In a television address last week, Passos Coelho had flagged some of the additional austerity measures, which include public-sector employees and pensioners earning more than 1,000 euros per month having to forgo their summer and Christmas extra payments.

Just prior to the budget announcement, the CGTP and UGT unions said they had agreed to propose a national stoppage. They have yet to set a date for the proposed strike.

CGTP secretary general Manuel Carvalho da Silva spoke of the "indignation of workers" against the additional belt-tightening, while João Proença of the UGT said the measures would serve only to "aggravate poverty and unemployment," which the government expects to average 12.5 percent this year.

Consumers will also have to fork out 4 percent more for electricity next year if the energy regulator's proposals are passed, while the value-added tax on restaurant meals and pre-cooked food has been increased to 23 percent from 13 percent.

Finance Minister Vítor Gaspar told reporters that the 2012 budget was drawn up on the basis of a shortfall in the one for this year of 3.4 billion eurosinherited from the outgoing Socialist government.

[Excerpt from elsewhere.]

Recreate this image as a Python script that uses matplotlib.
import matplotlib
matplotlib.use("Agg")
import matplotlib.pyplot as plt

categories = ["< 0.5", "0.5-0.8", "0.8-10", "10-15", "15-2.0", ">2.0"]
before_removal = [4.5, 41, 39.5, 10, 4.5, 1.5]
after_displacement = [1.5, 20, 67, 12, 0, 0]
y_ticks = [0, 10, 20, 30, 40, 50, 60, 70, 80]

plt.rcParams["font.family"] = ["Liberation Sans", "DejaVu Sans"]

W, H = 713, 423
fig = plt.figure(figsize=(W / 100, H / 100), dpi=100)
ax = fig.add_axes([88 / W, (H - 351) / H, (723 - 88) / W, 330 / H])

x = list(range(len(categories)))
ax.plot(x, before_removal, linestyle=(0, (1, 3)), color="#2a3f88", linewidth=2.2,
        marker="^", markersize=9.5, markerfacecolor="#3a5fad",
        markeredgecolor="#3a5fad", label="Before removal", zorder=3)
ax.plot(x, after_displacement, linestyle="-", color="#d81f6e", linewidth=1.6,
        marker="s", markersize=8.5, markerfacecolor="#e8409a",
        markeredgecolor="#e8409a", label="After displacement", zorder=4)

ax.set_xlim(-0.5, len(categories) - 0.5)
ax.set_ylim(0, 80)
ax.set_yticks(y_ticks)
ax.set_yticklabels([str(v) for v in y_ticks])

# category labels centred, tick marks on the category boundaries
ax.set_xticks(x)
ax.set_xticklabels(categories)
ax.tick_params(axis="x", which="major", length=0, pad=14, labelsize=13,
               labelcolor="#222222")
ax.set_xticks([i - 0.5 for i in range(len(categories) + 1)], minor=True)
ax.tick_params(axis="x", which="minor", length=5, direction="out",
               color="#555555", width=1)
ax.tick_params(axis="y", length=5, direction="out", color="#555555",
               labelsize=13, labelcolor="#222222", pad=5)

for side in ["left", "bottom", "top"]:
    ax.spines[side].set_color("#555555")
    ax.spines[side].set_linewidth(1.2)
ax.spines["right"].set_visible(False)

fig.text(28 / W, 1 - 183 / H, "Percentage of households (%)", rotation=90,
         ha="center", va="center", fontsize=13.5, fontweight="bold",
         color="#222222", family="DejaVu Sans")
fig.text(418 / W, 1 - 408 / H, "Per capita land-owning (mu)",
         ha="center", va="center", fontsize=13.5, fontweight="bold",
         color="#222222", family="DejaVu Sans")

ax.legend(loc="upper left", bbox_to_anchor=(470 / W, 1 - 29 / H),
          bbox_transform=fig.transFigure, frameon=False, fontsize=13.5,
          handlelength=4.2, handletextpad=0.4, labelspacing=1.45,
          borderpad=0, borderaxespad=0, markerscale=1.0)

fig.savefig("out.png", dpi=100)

Gaspar said Portugal was in the center of the euro-zone debt crisis, adding that the 2012 budget was one of the "most demanding" ever undertaken. "The moment of truth has arrived," he said.

Portugal is looking to trim its budget deficit to 4.6 percent of GDP next year from 5.9 percent this year under the terms of its 78-billion-euro bailout from the IMF and the European Union. "Not hitting these targets is not an option because of the devastating consequences," Gaspar said.